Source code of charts
====

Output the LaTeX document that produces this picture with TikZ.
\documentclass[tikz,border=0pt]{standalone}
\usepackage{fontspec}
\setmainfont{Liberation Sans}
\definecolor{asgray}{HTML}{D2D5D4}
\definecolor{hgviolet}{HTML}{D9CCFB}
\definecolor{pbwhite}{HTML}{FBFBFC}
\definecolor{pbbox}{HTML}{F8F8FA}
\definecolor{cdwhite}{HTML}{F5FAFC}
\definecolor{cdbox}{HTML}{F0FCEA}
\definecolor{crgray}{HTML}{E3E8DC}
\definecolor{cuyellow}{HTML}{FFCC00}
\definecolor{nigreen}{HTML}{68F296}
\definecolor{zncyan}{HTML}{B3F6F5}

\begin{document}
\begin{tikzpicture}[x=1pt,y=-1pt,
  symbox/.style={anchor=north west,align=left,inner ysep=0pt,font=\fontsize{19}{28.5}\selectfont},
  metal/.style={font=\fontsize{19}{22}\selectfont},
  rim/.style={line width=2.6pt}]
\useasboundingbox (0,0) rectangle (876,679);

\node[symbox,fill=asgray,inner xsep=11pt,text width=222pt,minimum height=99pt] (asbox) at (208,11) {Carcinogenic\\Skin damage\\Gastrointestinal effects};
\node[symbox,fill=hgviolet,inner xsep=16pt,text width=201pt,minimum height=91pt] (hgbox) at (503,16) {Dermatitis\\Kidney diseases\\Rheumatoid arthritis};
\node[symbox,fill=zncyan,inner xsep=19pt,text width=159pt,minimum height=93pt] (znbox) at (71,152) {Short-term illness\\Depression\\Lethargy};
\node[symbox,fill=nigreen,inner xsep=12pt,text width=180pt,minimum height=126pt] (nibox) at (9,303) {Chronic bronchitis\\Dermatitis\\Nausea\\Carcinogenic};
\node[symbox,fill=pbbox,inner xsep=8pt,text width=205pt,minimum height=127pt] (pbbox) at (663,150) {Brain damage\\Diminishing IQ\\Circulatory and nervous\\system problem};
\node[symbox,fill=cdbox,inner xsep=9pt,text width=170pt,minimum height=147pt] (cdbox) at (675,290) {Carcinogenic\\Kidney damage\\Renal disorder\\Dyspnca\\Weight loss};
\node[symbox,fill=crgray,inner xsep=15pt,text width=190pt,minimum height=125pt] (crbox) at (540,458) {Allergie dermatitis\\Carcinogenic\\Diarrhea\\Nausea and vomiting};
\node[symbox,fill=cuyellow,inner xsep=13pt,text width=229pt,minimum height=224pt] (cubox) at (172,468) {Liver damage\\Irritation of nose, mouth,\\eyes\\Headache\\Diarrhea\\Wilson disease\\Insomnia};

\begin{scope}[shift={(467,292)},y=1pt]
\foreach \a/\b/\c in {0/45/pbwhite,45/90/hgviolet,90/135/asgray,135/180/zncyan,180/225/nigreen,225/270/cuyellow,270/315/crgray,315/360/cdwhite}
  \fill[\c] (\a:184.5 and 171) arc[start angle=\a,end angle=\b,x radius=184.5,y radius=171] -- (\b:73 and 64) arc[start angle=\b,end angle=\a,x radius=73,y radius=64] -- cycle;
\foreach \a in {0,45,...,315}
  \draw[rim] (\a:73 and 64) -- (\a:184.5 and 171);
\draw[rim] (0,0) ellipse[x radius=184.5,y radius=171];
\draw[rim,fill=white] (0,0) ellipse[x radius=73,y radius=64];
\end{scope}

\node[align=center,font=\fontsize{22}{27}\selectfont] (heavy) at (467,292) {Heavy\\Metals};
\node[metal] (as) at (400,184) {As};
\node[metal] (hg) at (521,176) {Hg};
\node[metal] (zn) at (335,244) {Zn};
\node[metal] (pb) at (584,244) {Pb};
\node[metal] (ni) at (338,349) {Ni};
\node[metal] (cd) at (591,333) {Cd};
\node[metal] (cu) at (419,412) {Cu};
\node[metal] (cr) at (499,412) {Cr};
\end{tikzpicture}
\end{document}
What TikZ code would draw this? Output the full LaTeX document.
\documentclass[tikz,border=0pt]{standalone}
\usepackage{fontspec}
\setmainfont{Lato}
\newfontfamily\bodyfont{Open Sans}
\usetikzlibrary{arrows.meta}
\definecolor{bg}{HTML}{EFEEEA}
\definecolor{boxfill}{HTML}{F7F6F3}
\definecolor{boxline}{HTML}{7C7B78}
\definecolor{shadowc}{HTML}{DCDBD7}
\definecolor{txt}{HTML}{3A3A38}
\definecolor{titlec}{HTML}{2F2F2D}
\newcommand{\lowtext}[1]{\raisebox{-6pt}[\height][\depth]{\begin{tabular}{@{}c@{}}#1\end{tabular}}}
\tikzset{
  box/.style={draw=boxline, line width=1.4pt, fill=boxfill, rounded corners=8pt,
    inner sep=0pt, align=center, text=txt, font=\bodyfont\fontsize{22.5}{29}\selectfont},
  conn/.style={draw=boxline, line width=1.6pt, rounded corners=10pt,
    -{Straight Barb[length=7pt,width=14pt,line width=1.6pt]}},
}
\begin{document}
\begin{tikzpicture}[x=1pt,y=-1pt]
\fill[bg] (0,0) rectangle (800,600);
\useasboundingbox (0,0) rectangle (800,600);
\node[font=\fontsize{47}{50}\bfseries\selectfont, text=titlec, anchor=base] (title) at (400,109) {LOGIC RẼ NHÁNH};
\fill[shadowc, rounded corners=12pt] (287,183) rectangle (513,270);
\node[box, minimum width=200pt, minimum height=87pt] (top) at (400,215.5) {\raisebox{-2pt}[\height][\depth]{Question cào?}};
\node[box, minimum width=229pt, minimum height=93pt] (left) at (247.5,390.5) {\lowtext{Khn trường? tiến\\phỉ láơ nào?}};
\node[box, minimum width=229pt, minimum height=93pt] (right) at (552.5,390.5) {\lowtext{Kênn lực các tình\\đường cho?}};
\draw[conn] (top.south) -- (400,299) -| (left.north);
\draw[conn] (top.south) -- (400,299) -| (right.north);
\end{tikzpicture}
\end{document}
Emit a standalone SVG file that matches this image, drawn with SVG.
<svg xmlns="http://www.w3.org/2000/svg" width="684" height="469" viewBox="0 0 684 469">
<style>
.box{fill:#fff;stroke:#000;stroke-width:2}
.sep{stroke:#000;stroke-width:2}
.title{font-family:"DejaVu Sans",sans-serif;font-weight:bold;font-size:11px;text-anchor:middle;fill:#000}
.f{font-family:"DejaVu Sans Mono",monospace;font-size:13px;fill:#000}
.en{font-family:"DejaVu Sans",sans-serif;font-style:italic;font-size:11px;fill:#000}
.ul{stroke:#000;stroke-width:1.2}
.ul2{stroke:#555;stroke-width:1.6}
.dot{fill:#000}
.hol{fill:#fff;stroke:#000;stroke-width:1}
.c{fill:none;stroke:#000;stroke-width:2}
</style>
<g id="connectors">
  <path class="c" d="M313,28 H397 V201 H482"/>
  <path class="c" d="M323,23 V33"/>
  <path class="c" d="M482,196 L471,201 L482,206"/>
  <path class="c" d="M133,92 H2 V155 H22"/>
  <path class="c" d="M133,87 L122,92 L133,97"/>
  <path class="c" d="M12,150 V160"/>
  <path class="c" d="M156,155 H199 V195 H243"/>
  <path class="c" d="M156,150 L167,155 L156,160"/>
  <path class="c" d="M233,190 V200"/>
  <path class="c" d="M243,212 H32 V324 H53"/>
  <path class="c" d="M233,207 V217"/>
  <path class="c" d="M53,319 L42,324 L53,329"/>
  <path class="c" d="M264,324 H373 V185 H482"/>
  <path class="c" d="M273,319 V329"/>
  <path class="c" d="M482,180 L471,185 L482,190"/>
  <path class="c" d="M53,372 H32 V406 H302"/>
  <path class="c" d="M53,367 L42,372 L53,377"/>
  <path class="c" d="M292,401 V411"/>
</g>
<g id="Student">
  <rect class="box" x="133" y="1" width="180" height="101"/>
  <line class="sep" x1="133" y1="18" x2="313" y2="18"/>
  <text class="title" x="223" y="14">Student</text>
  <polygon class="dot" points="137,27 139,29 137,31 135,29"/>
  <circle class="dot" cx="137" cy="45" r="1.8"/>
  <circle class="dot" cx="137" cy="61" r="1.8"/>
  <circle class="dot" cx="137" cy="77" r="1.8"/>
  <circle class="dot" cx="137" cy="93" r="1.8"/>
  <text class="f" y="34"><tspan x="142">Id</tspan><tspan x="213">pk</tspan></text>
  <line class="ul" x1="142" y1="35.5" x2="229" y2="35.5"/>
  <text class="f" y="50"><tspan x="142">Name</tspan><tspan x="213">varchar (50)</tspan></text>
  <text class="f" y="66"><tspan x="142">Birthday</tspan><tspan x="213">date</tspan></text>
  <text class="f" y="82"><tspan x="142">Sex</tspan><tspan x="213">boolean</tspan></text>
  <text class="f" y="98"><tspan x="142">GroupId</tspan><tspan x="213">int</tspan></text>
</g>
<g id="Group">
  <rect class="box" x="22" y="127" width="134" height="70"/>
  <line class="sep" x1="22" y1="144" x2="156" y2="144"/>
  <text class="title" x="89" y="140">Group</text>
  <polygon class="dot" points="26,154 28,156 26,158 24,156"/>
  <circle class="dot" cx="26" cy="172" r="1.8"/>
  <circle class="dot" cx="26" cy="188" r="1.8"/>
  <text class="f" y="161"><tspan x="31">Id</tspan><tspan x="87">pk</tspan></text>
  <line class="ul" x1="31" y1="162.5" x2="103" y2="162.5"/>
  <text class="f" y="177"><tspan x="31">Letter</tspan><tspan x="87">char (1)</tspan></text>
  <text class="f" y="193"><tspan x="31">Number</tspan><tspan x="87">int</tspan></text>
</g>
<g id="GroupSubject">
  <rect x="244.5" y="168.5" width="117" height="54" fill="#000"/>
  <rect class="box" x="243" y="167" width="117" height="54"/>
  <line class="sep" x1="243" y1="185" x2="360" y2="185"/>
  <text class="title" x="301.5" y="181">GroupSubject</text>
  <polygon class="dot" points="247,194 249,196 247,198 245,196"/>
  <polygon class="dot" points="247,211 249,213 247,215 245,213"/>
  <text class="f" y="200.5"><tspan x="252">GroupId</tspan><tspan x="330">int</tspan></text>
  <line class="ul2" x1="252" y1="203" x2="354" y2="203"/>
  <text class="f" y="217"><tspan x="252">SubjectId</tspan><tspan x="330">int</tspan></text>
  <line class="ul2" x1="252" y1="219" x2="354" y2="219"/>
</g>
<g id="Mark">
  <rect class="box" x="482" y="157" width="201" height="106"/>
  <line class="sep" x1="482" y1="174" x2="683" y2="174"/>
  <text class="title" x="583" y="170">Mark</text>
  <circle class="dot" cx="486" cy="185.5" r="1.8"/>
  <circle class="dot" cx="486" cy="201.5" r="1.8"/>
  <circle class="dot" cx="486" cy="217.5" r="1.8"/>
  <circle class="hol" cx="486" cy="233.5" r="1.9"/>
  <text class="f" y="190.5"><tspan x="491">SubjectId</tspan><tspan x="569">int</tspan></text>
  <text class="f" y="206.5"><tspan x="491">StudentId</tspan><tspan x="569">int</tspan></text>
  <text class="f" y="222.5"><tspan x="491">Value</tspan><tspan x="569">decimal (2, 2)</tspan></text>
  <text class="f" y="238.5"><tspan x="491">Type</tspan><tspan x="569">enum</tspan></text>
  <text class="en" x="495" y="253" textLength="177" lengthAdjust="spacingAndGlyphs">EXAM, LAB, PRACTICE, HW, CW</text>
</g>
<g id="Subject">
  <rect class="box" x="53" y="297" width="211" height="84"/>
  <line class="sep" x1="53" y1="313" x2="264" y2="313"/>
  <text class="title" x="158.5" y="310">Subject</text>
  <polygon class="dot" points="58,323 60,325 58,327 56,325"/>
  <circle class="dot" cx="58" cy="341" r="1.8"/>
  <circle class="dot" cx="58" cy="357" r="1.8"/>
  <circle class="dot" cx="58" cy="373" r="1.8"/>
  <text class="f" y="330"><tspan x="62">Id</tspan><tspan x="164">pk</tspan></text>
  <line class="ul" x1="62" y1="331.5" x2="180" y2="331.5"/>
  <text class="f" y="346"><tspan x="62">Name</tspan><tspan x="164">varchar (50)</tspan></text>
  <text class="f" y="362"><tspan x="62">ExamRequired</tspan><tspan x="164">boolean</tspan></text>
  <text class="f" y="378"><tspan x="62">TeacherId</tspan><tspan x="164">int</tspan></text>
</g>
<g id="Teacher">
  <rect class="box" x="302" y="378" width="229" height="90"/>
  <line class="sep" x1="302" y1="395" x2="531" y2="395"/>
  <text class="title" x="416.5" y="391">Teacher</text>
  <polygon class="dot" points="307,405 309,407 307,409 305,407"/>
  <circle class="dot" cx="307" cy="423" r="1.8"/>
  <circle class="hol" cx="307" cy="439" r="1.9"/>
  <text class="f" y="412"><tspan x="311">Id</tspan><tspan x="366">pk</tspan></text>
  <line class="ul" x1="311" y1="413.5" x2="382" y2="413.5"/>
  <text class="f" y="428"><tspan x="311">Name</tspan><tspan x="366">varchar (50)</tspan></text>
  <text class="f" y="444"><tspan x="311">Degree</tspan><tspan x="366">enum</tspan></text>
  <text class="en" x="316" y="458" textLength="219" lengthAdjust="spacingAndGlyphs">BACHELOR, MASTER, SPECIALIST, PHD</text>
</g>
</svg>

====

◆ Task instructions:
Return the lines above precisely as they appear, beginning at the first line and ending at the line with "(0,0) rectangle (876,679);", and nothing after it.

◆ Result:
Output the LaTeX document that produces this picture with TikZ.
\documentclass[tikz,border=0pt]{standalone}
\usepackage{fontspec}
\setmainfont{Liberation Sans}
\definecolor{asgray}{HTML}{D2D5D4}
\definecolor{hgviolet}{HTML}{D9CCFB}
\definecolor{pbwhite}{HTML}{FBFBFC}
\definecolor{pbbox}{HTML}{F8F8FA}
\definecolor{cdwhite}{HTML}{F5FAFC}
\definecolor{cdbox}{HTML}{F0FCEA}
\definecolor{crgray}{HTML}{E3E8DC}
\definecolor{cuyellow}{HTML}{FFCC00}
\definecolor{nigreen}{HTML}{68F296}
\definecolor{zncyan}{HTML}{B3F6F5}

\begin{document}
\begin{tikzpicture}[x=1pt,y=-1pt,
  symbox/.style={anchor=north west,align=left,inner ysep=0pt,font=\fontsize{19}{28.5}\selectfont},
  metal/.style={font=\fontsize{19}{22}\selectfont},
  rim/.style={line width=2.6pt}]
\useasboundingbox (0,0) rectangle (876,679);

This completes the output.